Hamm ist indes nicht unumstritten. Einer seiner schärfsten Kritiker heißt Jürgen Angelbeck und ist stellvertretender Kreisvorsitzender von Ravensburg. Noch. Zum 14. August hat Angelbeck seinen Austritt aus der Linkspartei erklärt. Wegen des Bundesvorsitzenden Klaus Ernst und dessen umstrittenen Mehrfachverdienstes als Parteivorstand, Bundestagsabgeordneter und Fraktionsvorstand (insgesamt rund 13000 Euro) - und wegen der Quasi-Nominierung von Roland Hamm in Baden-Württemberg.

"Das ist der nächste Ernst-Fall", echauffiert sich Angelbeck. Er stört sich zum einen an Hamms Rolle als Gewerkschaftsfunktionär mit stattlichem Salär und spricht von einem "programmierten Geldaufbesserungsbedarf" und dem "gleichen Theater in der Landespartei, wie es die Bundespartei gerade hat". Zum anderen sei die Basis mit Hamms Ausrufung zum Spitzenkandidaten überrannt worden. "Viele kennen ihn gar nicht." Angelbeck im Übrigen auch nicht.

Riexinger will Gewerkschafter bleiben

Wie der Aalener Hamm seine künftige Rolle als Linken-Vormann und Spitzengewerkschafter ausfüllen will, werde er erst darlegen, "wenn der Bär erlegt ist" - sprich: wenn er den Einzug in den Landtag geschafft haben sollte. Die Chancen dazu in der Linken-Hochburg Aalen stehen nicht schlecht. "Ich kenne viele Gewerkschafter, die sich um ein parlamentarisches Amt beworben haben, einschließlich der CDU", sagt Hamm.
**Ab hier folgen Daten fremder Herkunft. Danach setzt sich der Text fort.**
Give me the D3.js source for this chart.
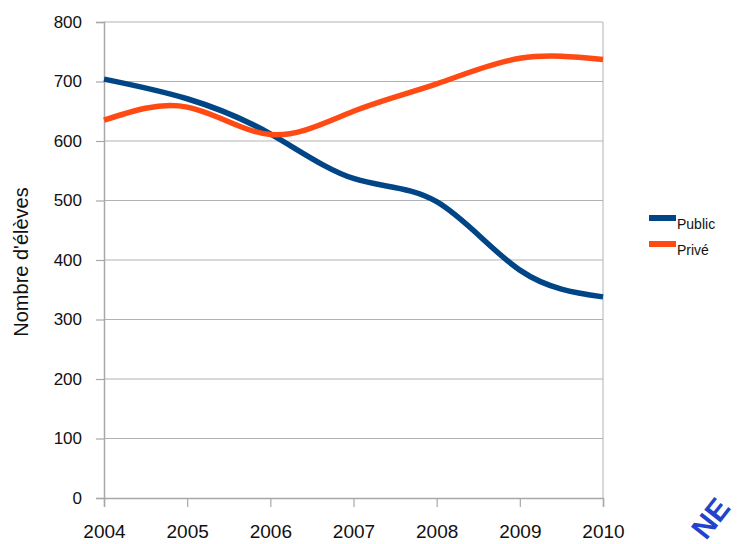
<!DOCTYPE html>
<html>
<head>
<meta charset="utf-8">
<script src="https://cdn.jsdelivr.net/npm/d3@7"></script>
<style>
  body { margin: 0; background: #fff; }
  svg { display: block; font-family: "Liberation Sans", Arial, sans-serif; }
</style>
</head>
<body>
<div id="chart"></div>
<script>
// data
let years = [2004, 2005, 2006, 2007, 2008, 2009, 2010],
    publicData = [704, 671, 612, 537, 498, 383, 338],
    priveData = [635, 657, 611, 650, 696, 739, 737],
    yTicks = [0, 100, 200, 300, 400, 500, 600, 700, 800];

let seriesNames = ['Public', 'Privé'],
    seriesColors = ['#004586', '#ff4a14'];

let width = 748,
    height = 544;

let svg = d3.select('#chart').append('svg')
    .attr('width', width)
    .attr('height', height);

let x = d3.scaleLinear().domain([2004, 2010]).range([104, 603]); // horizontal
let y = d3.scaleLinear().domain([0, 800]).range([498, 22]); // vertical

// grid lines
svg.append('g')
    .selectAll('line')
    .data(yTicks.filter(d => d > 0))
    .enter().append('line')
    .attr('x1', x(2004)).attr('x2', x(2010))
    .attr('y1', d => y(d)).attr('y2', d => y(d))
    .attr('stroke', '#b3b3b3')
    .attr('stroke-width', 1);

// right frame
svg.append('line')
    .attr('x1', x(2010)).attr('x2', x(2010))
    .attr('y1', y(800)).attr('y2', y(0))
    .attr('stroke', '#b3b3b3');

// y axis
let yAxis = svg.append('g')
    .attr('transform', 'translate(' + x(2004) + ',0)')
    .call(d3.axisLeft(y).tickValues(yTicks).tickSize(8).tickPadding(14));

// x axis
let xAxis = svg.append('g')
    .attr('transform', 'translate(0,' + y(0) + ')')
    .call(d3.axisBottom(x).tickValues(years).tickFormat(d3.format('d')).tickSize(9).tickPadding(18));

[yAxis, xAxis].forEach(g => {
    g.select('.domain').attr('stroke', '#a8a8a8').attr('stroke-width', 1.5);
    g.selectAll('.tick line').attr('stroke', '#a8a8a8').attr('stroke-width', 1.2);
    g.selectAll('.tick text').attr('fill', '#111').attr('font-family', '"Liberation Sans", Arial, sans-serif');
});
yAxis.selectAll('.tick text').attr('font-size', 17);
xAxis.selectAll('.tick text').attr('font-size', 19);

// axis title
svg.append('text')
    .attr('transform', 'translate(28,262) rotate(-90)')
    .attr('text-anchor', 'middle')
    .attr('font-size', 20)
    .attr('fill', '#111')
    .text("Nombre d'élèves");

// lines
let line = d3.line()
    .curve(d3.curveNatural)
    .x((d, i) => x(years[i]))
    .y(d => y(d));

[publicData, priveData].forEach((data, i) => {
    svg.append('path')
        .datum(data)
        .attr('d', line)
        .attr('fill', 'none')
        .attr('stroke', seriesColors[i])
        .attr('stroke-width', 5.5)
        .attr('stroke-linecap', 'butt');
});

// legend
let legend = svg.append('g');
seriesNames.forEach((name, i) => {
    let ly = 218 + i * 26;
    legend.append('rect')
        .attr('x', 649).attr('y', ly - 3)
        .attr('width', 27).attr('height', 6)
        .attr('fill', seriesColors[i]);
    legend.append('text')
        .attr('x', 677).attr('y', ly + 11)
        .attr('font-size', 14)
        .attr('fill', '#111')
        .text(name);
});

// stamp in the corner
svg.append('text')
    .attr('transform', 'translate(706,541) rotate(-52)')
    .attr('font-size', 30)
    .attr('font-weight', 'bold')
    .attr('fill', '#2244cc')
    .text('NE');
</script>
</body>
</html>
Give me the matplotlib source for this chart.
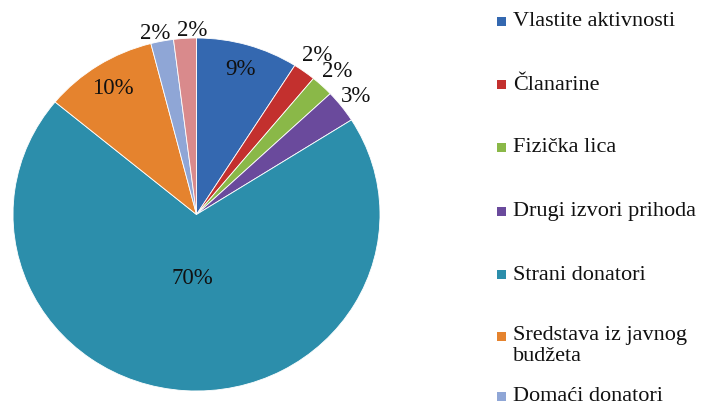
import numpy as np
import matplotlib
matplotlib.use("Agg")
import matplotlib.pyplot as plt
from matplotlib.patches import Rectangle

categories = ["Vlastite aktivnosti", "Članarine", "Fizička lica", "Drugi izvori prihoda",
              "Strani donatori", "Sredstava iz javnog\nbudžeta", "Domaći donatori", "Ostalo"]
values = [9, 2, 2, 3, 70, 10, 2, 2]
pct_labels = ["9%", "2%", "2%", "3%", "70%", "10%", "2%", "2%"]
legend_count = 7  # the 8th legend entry is cut off in the source image

colors = ["#3468B0", "#C3302E", "#8AB848", "#6A4A9C", "#2C8EAB", "#E5832E", "#8FA6D6", "#D98A8C"]
label_r = [0.86, 1.12, 1.12, 1.10, 0.36, 0.85, 1.05, 1.05]
label_dx = [0.0, 0.0, 0.0, 0.0, 0.0, 0.0, -0.03, 0.045]

W, H = 702, 406
fig = plt.figure(figsize=(W / 100, H / 100), dpi=100)
plt.rcParams['font.family'] = ['Liberation Serif', 'DejaVu Serif']

# pie axes: center (196.5, 215.5), rx 183.5, ry 176.5 in pixels
cx, cy, rx, ry = 196.5, 215.5, 183.5, 176.5
ax = fig.add_axes([(cx - rx) / W, (H - cy - ry) / H, 2 * rx / W, 2 * ry / H])
wedges, _ = ax.pie(values, colors=colors, startangle=90, counterclock=False,
                   radius=1.0, wedgeprops=dict(linewidth=0.6, edgecolor="white"))
ax.set_aspect('auto')
ax.set_xlim(-1, 1)
ax.set_ylim(-1, 1)
ax.axis('off')

for w, lab, r, dx in zip(wedges, pct_labels, label_r, label_dx):
    ang = np.deg2rad((w.theta1 + w.theta2) / 2)
    ax.text(r * np.cos(ang) + dx, r * np.sin(ang), lab, ha='center', va='center',
            fontsize=16.5, color='#111111')

# legend
legend_y = [22, 85, 148, 212, 275, 337, 397]
for i in range(legend_count):
    y = legend_y[i]
    fig.patches.append(Rectangle((497 / W, (H - y - 4.5) / H), 9 / W, 9 / H,
                                 transform=fig.transFigure, facecolor=colors[i],
                                 edgecolor='none'))
    if '\n' in categories[i]:
        fig.text(513 / W, (H - y + 11) / H, categories[i], ha='left', va='top',
                 fontsize=16, color='#111111', linespacing=1.15)
    else:
        fig.text(513 / W, (H - y) / H, categories[i], ha='left', va='center',
                 fontsize=16, color='#111111')

fig.savefig("out.png", dpi=100)
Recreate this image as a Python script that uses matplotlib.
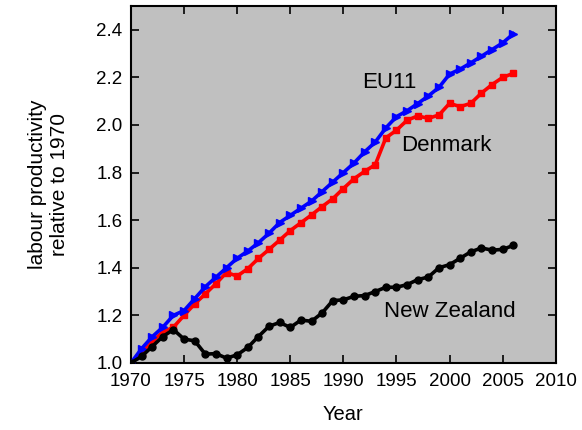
import numpy as np
import matplotlib.pyplot as plt

plt.rcParams['font.family'] = ['Liberation Sans', 'DejaVu Sans']

# Labour productivity indices, 1970 = 1.0
years = np.arange(1970, 2007)

eu11 = [1.00, 1.06, 1.11, 1.15, 1.20, 1.22, 1.27, 1.32, 1.36, 1.40,
        1.44, 1.47, 1.505, 1.545, 1.59, 1.62, 1.65, 1.68, 1.72, 1.76,
        1.80, 1.84, 1.887, 1.928, 1.988, 2.035, 2.06, 2.09, 2.122, 2.158,
        2.214, 2.235, 2.261, 2.289, 2.317, 2.345, 2.383]

denmark = [1.00, 1.04, 1.09, 1.13, 1.15, 1.20, 1.248, 1.29, 1.333, 1.38,
           1.365, 1.396, 1.439, 1.477, 1.516, 1.556, 1.589, 1.622, 1.657, 1.69,
           1.733, 1.774, 1.805, 1.833, 1.946, 1.978, 2.02, 2.038, 2.028, 2.042,
           2.091, 2.077, 2.091, 2.134, 2.17, 2.20, 2.217]

new_zealand = [1.00, 1.027, 1.069, 1.111, 1.14, 1.10, 1.093, 1.037, 1.039, 1.02,
               1.034, 1.065, 1.111, 1.154, 1.17, 1.149, 1.18, 1.175, 1.21, 1.262,
               1.265, 1.28, 1.283, 1.30, 1.318, 1.318, 1.329, 1.35, 1.361, 1.40,
               1.413, 1.44, 1.467, 1.483, 1.474, 1.477, 1.494]

fig = plt.figure(figsize=(5.82, 4.30), dpi=100)
ax = fig.add_axes([0.225, 0.156, 0.730, 0.830])
ax.set_facecolor('#c0c0c0')

ax.plot(years, denmark, color='#ff0000', lw=2.6, marker='s', ms=4.5, zorder=3)
ax.plot(years, eu11, color='#0000ff', lw=2.6, marker='>', ms=5.5, zorder=4)
ax.plot(years, new_zealand, color='black', lw=2.6, marker='o', ms=5, zorder=5)

ax.text(1991.8, 2.18, 'EU11', fontsize=16, va='center', ha='left')
ax.text(1995.4, 1.914, 'Denmark', fontsize=16, va='center', ha='left')
ax.text(1993.8, 1.216, 'New Zealand', fontsize=16, va='center', ha='left')

ax.set_xlim(1970, 2010)
ax.set_ylim(1.0, 2.5)
ax.set_xticks(np.arange(1970, 2011, 5))
ax.set_yticks(np.arange(1.0, 2.41, 0.2))
ax.set_yticklabels(['%.1f' % v for v in np.arange(1.0, 2.41, 0.2)])

ax.tick_params(direction='in', top=True, right=True, length=5.5, width=1.2,
               labelsize=13.5)
ax.tick_params(axis='x', pad=7)
ax.tick_params(axis='y', pad=6)
for s in ax.spines.values():
    s.set_linewidth(1.5)

ax.set_xlabel('Year', fontsize=14.5, labelpad=11)
ax.set_ylabel('labour productivity\nrelative to 1970', fontsize=15, labelpad=20)

fig.savefig('out.png', dpi=100)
Seinem Widersacher Angelbeck hält er mit Blick auf dessen frühere Tätigkeit als Gewerkschafter sowie als fraktionsloser und als SPD-Abgeordneter im Landtag von Sachsen-Anhalt vor , dass es sich "aus einer abgesicherten Altersposition heraus immer sehr gut meckert".

Riexinger hofft indes auf ein baldiges Ende des Gezeters . Er selbst will weiter Gewerkschafter bei Verdi in Stuttgart bleiben, weshalb er seinen Verzicht auf eine Landtagskandidatur erklärt hat. Angelbecks Ansichten hält er für eine "querulatorische Einzelmeinung". Dessen Antrag, Klaus Ernst zum Rücktritt aufzufordern, sei im 46-köpfigen Landesausschuss niemand gefolgt. Riexinger räumt aber ein, dass der Fall Ernst insgesamt kein gutes Licht auf die Partei wirft. Schuld an der Situation trage jedoch weniger der Vorsitzende als die Gremien, welche die Regelung einst so beschlossen hätten. "Das müssen wir parteiintern diskutieren", so Riexinger.

Auf die Frage eines Journalisten, ob die Anführer der Entrechteten so leben müssten wie die Entrechteten, antwortete der Landesvorstand: "Man muss nicht arm sein, um sich für Arme einzusetzen."